UC Riverside

Cetaceans are remarkable among mammals for their numerous adaptations to an aquatic existence, yet many aspects of their phylogeny and molecular evolution remain unresolved. Olfactory receptor (OR) subgenomes of eight cetacean species from four families were sequenced and a multigene tree constructed. Phylogenetic analyses of OR pseudogenes using both gene-tree reconciliation and supermatrix methods yielded resolved, consistently-supported relationships among members of four delphinid subfamilies. Novel DNA sequence data for six nuclear loci and three mitochondrial genes provided an independent test of OR trees. Nucleotide substitutions and indels in OR pseudogenes showed a very low degree of homoplasy in comparison to mitochondrial DNA and, on average, provided more variation than single-copy nuclear DNA. I also merged 37 new sequences from RAG1 and PRM1 with most published molecular data for Cetacea and generated a supermatrix consisting of 42,335 characters. The great majority of these data have never been combined. Model-based analyses of the supermatrix produced a consistent phylogenetic hypothesis for 87 cetacean species.
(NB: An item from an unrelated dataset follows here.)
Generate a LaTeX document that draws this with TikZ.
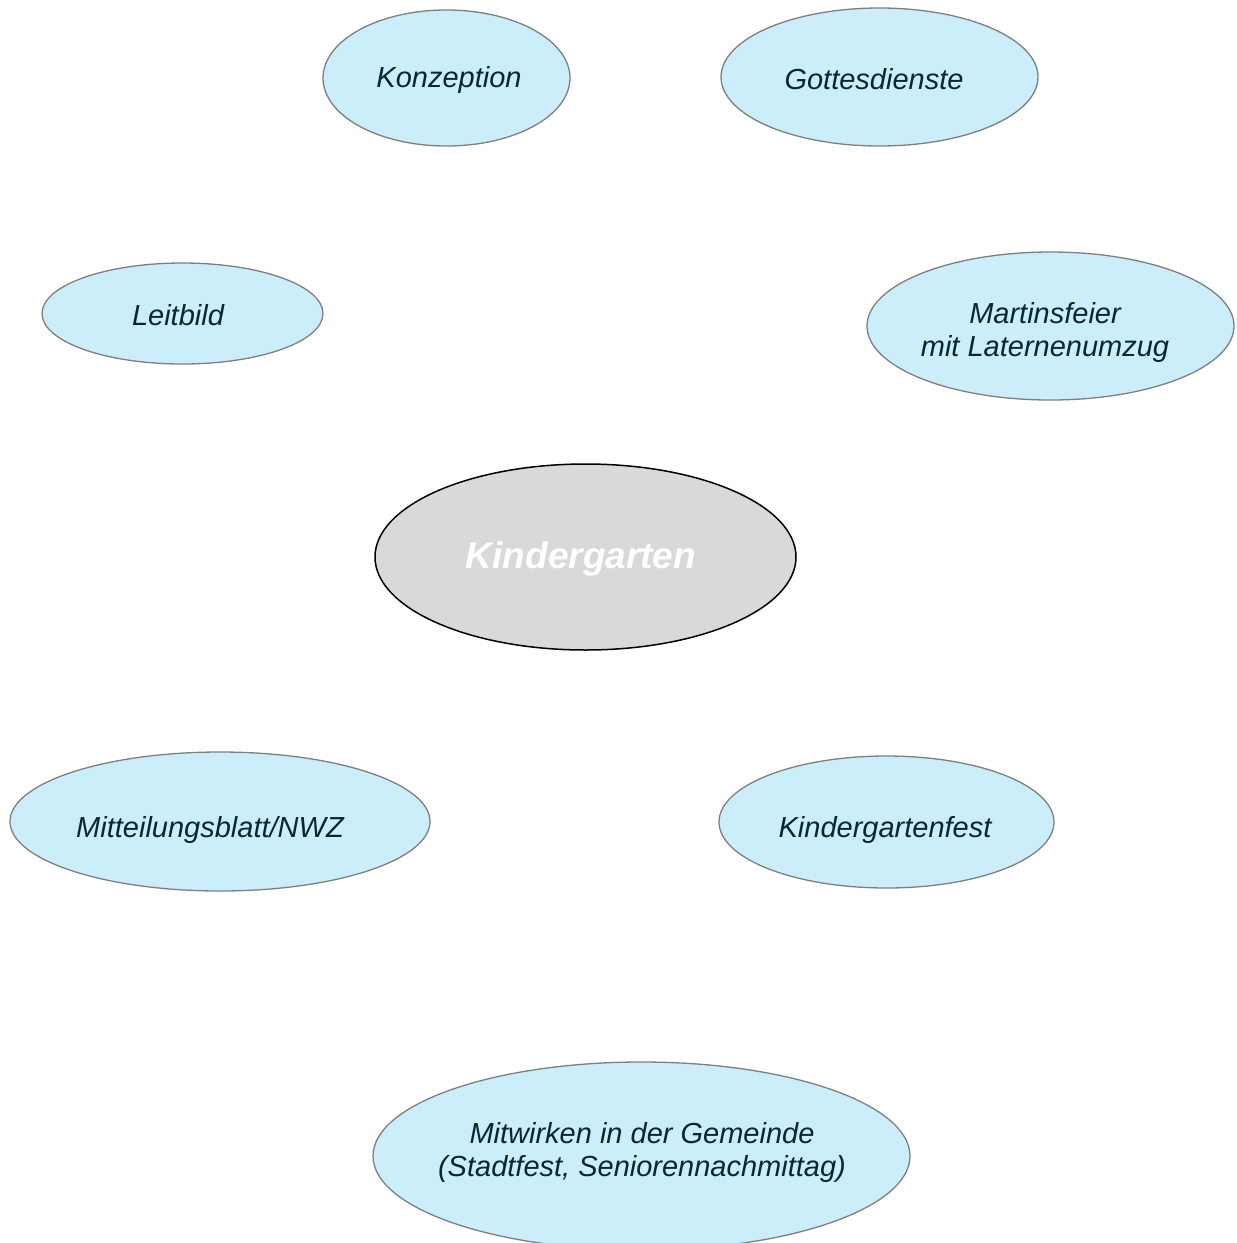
\documentclass[tikz,border=0pt]{standalone}
\usepackage{fontspec}
\setmainfont{Liberation Sans}
\usetikzlibrary{shapes.geometric}
\definecolor{bubblefill}{HTML}{CCEEFA}
\definecolor{bubbleline}{HTML}{7F7F7F}
\definecolor{bubbletext}{HTML}{0A2535}
\definecolor{centerfill}{HTML}{D9D9D9}
\tikzset{
  bubble/.style={ellipse, draw=bubbleline, fill=bubblefill, line width=1.3pt, inner sep=0pt},
  centerbubble/.style={ellipse, draw=black, fill=centerfill, line width=1.5pt, inner sep=0pt},
  txt/.style={align=center, text=bubbletext, font=\fontsize{29}{33}\selectfont\itshape},
  centertxt/.style={align=center, text=white, font=\fontsize{37}{40}\selectfont\bfseries\itshape}
}
\begin{document}
\begin{tikzpicture}[x=1pt,y=-1pt]
\useasboundingbox (0,0) rectangle (1237,1243);
\clip (0,0) rectangle (1237,1243);
\node[bubble, minimum width=247pt, minimum height=136pt] (konz) at (446.5,78) {};
\node[txt] at (449,80) {Konzeption};
\node[bubble, minimum width=317pt, minimum height=138pt] (gott) at (879.5,77) {};
\node[txt] at (874,79) {Gottesdienste};
\node[bubble, minimum width=281pt, minimum height=101pt] (leit) at (182.5,313.5) {};
\node[txt] at (178,315) {Leitbild};
\node[bubble, minimum width=367pt, minimum height=148pt] (mart) at (1050.5,326) {};
\node[txt] at (1045,332) {Martinsfeier\\mit Laternenumzug};
\node[centerbubble, minimum width=421pt, minimum height=186pt] (kiga) at (585.5,557) {};
\node[centertxt] at (581,559) {Kindergarten};
\node[bubble, minimum width=420pt, minimum height=139pt] (mitt) at (220,821.5) {};
\node[txt] at (210,830) {Mitteilungsblatt/NWZ};
\node[bubble, minimum width=335pt, minimum height=132pt] (fest) at (886.5,822) {};
\node[txt] at (885,830) {Kindergartenfest};
\node[bubble, minimum width=537pt, minimum height=188pt] (gem) at (641.5,1156) {};
\node[txt] at (642,1152) {Mitwirken in der Gemeinde\\(Stadtfest, Seniorennachmittag)};
\end{tikzpicture}
\end{document}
Bayesian analyses corroborated odontocete monophyly, stabilized basal odontocete relationships, and completely resolved branching events within Mysticeti and Delphinidae. The brain development gene microcephalin (MCPH1) was sequenced in 38 cetacean species. Alignments of these data and a published complete sequence from the common bottlenose dolphin with primate MCPH1 were utilized in phylogenetic analyses and to reconstruct patterns of selection intensity using site, branch, and clade models of molecular evolution. I found evidence for positive selection on the lineage leading to Tursiops and a parallel trend of adaptive molecular evolution in hominid primates. However, the strongest signal of positive selection was identified in the hypervariable exon 8 region of MCPH1 from baleen whales. Finally, I combined existing and newly generated sequences from four mitochondrial (mt) genes and 20 nuclear (nu) genes to reconstruct a well supported phylogenetic hypothesis for Delphinidae. This study compared multiple concatenated methods with Bayesian concordance analysis (BCA). Despite finding discordance between mtDNA and individual nuDNA loci, the concatenated matrix recovered a completely resolved and robustly supported phylogeny that was also broadly congruent with BCA trees.